I’m very well-read and I have more than one degree

/cough/

a intellectual debate

*an intellectual debate
ftfy
 MachIMustangII
Joined: 2/16/2018
Msg: 1022
A man’s time is worth as much as yours
Posted: 5/16/2018 5:44:48 AM
"a guy is really going out on a limb and taking huge risks in life by paying for a date:) By your hypothesis, a man may not see date #2, even if he pays for a date. So, with that being said, a woman may not see another date after having sex. I guess it's best then to play it safe and everyone should not date."

>>>well, if he misses out on the best partner to procreate with, then he did screw up with his cheapness. Paying is relative. If he wants arm candy to impress people with, he better be the type of man the arm candy wants to impress other people with. if she's a science nerd and he's a science nerd and there's a free science convention going on the weekend of their first date...he might not have to pay for much besides a Saturn Sandwich and Solar Soda for her. If he's dramatically better looking than she is, she might approach him and pay :)

some poor people are trying to date as a way to get away from the predicament of their life. I know one couple that began long distance, hoping the other person was as well off as they pretended--they ended up getting married and having a child, figuring they'd declare bankruptcy to get out from under both their debts. Some people are just Eeyores. They really aren't comfortable unless there's something to be unhappy about. and out there someplace is a woman for them.

"A woman who will pay for herself, who is generous, who enjoys sex, who has intellectual interests, who is supportive and doesn’t nag. "

>>>and by what age, do you think she got married by a guy who spotted her for what she was and wanted to have kids with a woman like this?

" I’ll kick Trump’s ass in a intellectual debate."

>>>Chump kicks himself in the ass in debates. He contradicts his own prior statements.
 Kissfromarose77
Joined: 4/2/2018
Msg: 1023
A man’s time is worth as much as yours
Posted: 5/16/2018 7:04:54 AM

>>>and by what age, do you think she got married by a guy who spotted her for what she was and wanted to have kids with a woman like this?

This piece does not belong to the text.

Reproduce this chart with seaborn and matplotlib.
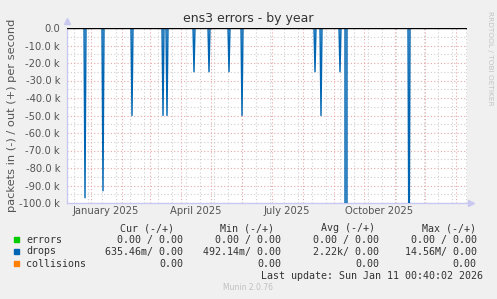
import numpy as np
import pandas as pd
import matplotlib
matplotlib.use("Agg")
import matplotlib.pyplot as plt
import matplotlib.dates as mdates
import matplotlib.ticker as mticker
from matplotlib.patches import Rectangle
import seaborn as sns

# ---------------- data ----------------
range_start = "2024-12-08"
range_end = "2026-01-12"
spike_dates = ["2024-12-26", "2025-01-13", "2025-02-11", "2025-03-14", "2025-03-18",
               "2025-04-14", "2025-04-29", "2025-05-19", "2025-06-01", "2025-08-13",
               "2025-08-19", "2025-09-07", "2025-09-13", "2025-11-15"]
spike_drops = [-97000, -93000, -50000, -50000, -50000,
               -25000, -25000, -25000, -50000, -25000,
               -50000, -25000, -14560000, -150000]
month_labels = ["January 2025", "April 2025", "July 2025", "October 2025"]
label_dates = ["2025-01-16", "2025-04-16", "2025-07-16", "2025-10-16"]

legend_names = ["errors", "drops", "collisions"]
legend_colors = ["#00cc00", "#0066b3", "#ff8000"]
col_headers = ["Cur (-/+)", "Min (-/+)", "Avg (-/+)", "Max (-/+)"]
row_values = [
    ["0.00 / 0.00", "0.00 / 0.00", "0.00 / 0.00", "0.00 / 0.00"],
    ["635.46m/ 0.00", "492.14m/ 0.00", "2.22k/ 0.00", "14.56M/ 0.00"],
    ["0.00", "0.00", "0.00", "0.00"],
]
last_update = "Last update: Sun Jan 11 00:40:02 2026"

# build daily series
days = pd.date_range(range_start, range_end, freq="D")
drops = pd.Series(0.0, index=days)
for d, v in zip(spike_dates, spike_drops):
    drops[pd.Timestamp(d)] = v
df = pd.DataFrame({"date": days, "drops": drops.values})

# ---------------- style ----------------
sns.set_theme(style="white")
plt.rcParams["font.family"] = ["DejaVu Sans"]

W, H = 497, 299
fig = plt.figure(figsize=(W / 100, H / 100), dpi=100, facecolor="#f0f0f0")

def fx(px):
    return px / W

def fy(py):
    return 1 - py / H

ax = fig.add_axes([fx(67), fy(203), 400 / W, 175 / H])
ax.set_facecolor("white")

x0 = pd.Timestamp(range_start)
x1 = pd.Timestamp(range_end)
ax.set_xlim(x0, x1)
ax.set_ylim(-100000, 0)

# grids
red = "#e8a8a8"
gray = "#cfcfcf"
for d in pd.date_range("2024-12-15", range_end, freq="14D"):
    ax.axvline(d, color=gray, lw=0.8, ls=(0, (1, 2)), zorder=1)
for v in np.arange(-95000, 0, 10000):
    ax.axhline(v, color=gray, lw=0.8, ls=(0, (1, 2)), zorder=1)
for d in pd.date_range("2025-01-01", range_end, freq="MS"):
    ax.axvline(d, color=red, lw=0.8, ls=(0, (1, 2)), zorder=2)
for v in np.arange(-100000, 1, 10000):
    ax.axhline(v, color=red, lw=0.8, ls=(0, (1, 2)), zorder=2)

# data
sns.lineplot(data=df, x="date", y="drops", ax=ax, color="#0066b3", lw=1.0, zorder=4)
ax.fill_between(df["date"], df["drops"], 0, color="#0066b3", alpha=0.35, lw=0, zorder=3)
ax.axhline(0, color="black", lw=1.0, zorder=5)

# axes formatting
ax.set_xlabel("")
ax.set_ylabel("")
fig.text(fx(12.5), fy(115.5), "packets in (-) / out (+) per second", rotation=90,
         ha="center", va="center", fontsize=8.2, color="#555555")
ax.yaxis.set_major_locator(mticker.MultipleLocator(10000))
ax.yaxis.set_major_formatter(mticker.FuncFormatter(
    lambda v, p: "0.0" if abs(v) < 1 else f"{v / 1000:.1f} k"))
ax.tick_params(axis="y", labelsize=7.2, labelcolor="#555555", length=2, color=red, pad=3)
ax.xaxis.set_major_locator(mdates.MonthLocator())
ax.xaxis.set_major_formatter(mticker.NullFormatter())
ax.tick_params(axis="x", length=2, color=red)

for lab, d in zip(month_labels, label_dates):
    ax.text(pd.Timestamp(d), -0.045, lab, transform=ax.get_xaxis_transform(),
            ha="center", va="center", fontsize=7.2, color="#555555")

for s in ["top", "right"]:
    ax.spines[s].set_visible(False)
for s in ["left", "bottom"]:
    ax.spines[s].set_color("#c8c8f0")
    ax.spines[s].set_linewidth(1.0)
ax.plot([0], [1.04], marker="^", ms=5, color="#c8c8f0", transform=ax.transAxes, clip_on=False)
ax.plot([1.01], [0], marker=">", ms=5, color="#c8c8f0", transform=ax.transAxes, clip_on=False)

# title & side text
fig.text(fx(248), fy(18.5), "ens3 errors - by year", ha="center", va="center",
         fontsize=9, color="#333333")
fig.text(fx(490), fy(58), "RRDTOOL / TOBI OETIKER", ha="center", va="center",
         rotation=270, fontsize=5.3, color="#c4c4c4")

# legend
mono = "DejaVu Sans Mono"
fs = 7.2
tc = "#333333"
hdr_x = [173.5, 274.5, 375.3, 476]
val_x = [183.2, 281.2, 379.2, 476.8]
for h, x in zip(col_headers, hdr_x):
    fig.text(fx(x), fy(228.3), h, ha="right", va="center", family=mono, fontsize=fs, color=tc)
row_y = [239.7, 251.5, 263.7]
for name, col, vals, y in zip(legend_names, legend_colors, row_values, row_y):
    fig.patches.append(Rectangle((fx(14), fy(y + 2.4)), 5 / W, 5 / H,
                                 transform=fig.transFigure, color=col))
    fig.text(fx(26), fy(y), name, ha="left", va="center", family=mono, fontsize=fs, color=tc)
    for v, x in zip(vals, val_x):
        fig.text(fx(x), fy(y), v, ha="right", va="center", family=mono, fontsize=fs, color=tc)
fig.text(fx(482.8), fy(276), last_update, ha="right", va="center", family=mono, fontsize=fs, color=tc)
fig.text(fx(248), fy(288), "Munin 2.0.76", ha="center", va="center", fontsize=5.5, color="#c0c0c0")

fig.savefig("out.png", dpi=100, facecolor=fig.get_facecolor())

Are you saying there’s no good ones left for the middle-aged guys? Life is a learning process. Some women become better with age. They’re done with partying and hooking up with the bad boys, and they’ve learned what it takes to be a real woman.
 BLONDE_ANGEL_1
Joined: 4/27/2018
Msg: 1024
STAY HOME & MASTURBATE BEC> THAT IS ALL YOU CAN GET ANYWAY
Posted: 5/16/2018 7:34:03 AM
To the short, unattractive, cheap men in the forums who want the perfect woman:

HOW'S THAT WORKING FOR YOU???

The same group will be b1tching & moaning next week, next month, next year, into infinity.
 Kissfromarose77
Joined: 4/2/2018
Msg: 1025
Grown men don’t need approval to go Dutch
Posted: 5/16/2018 8:17:52 AM
^^^ But I thought you wanted to be whined and dined. That’s funny that you’re telling men to stay home and masturbate since women spend far more money than men on sex toys. Clearly a lot of women are staying home masturbating with their magic wands. Grown me don’t need approval on how they date. I have trouble dating because I’m on the autistic spectrum. I refuse to believe it’s because I want to split the bill on a date. Studies have shown that the majority of women would go Dutch. I believe there is s perfect woman out there for me, but my idea of perfect might be different from somebody elses’.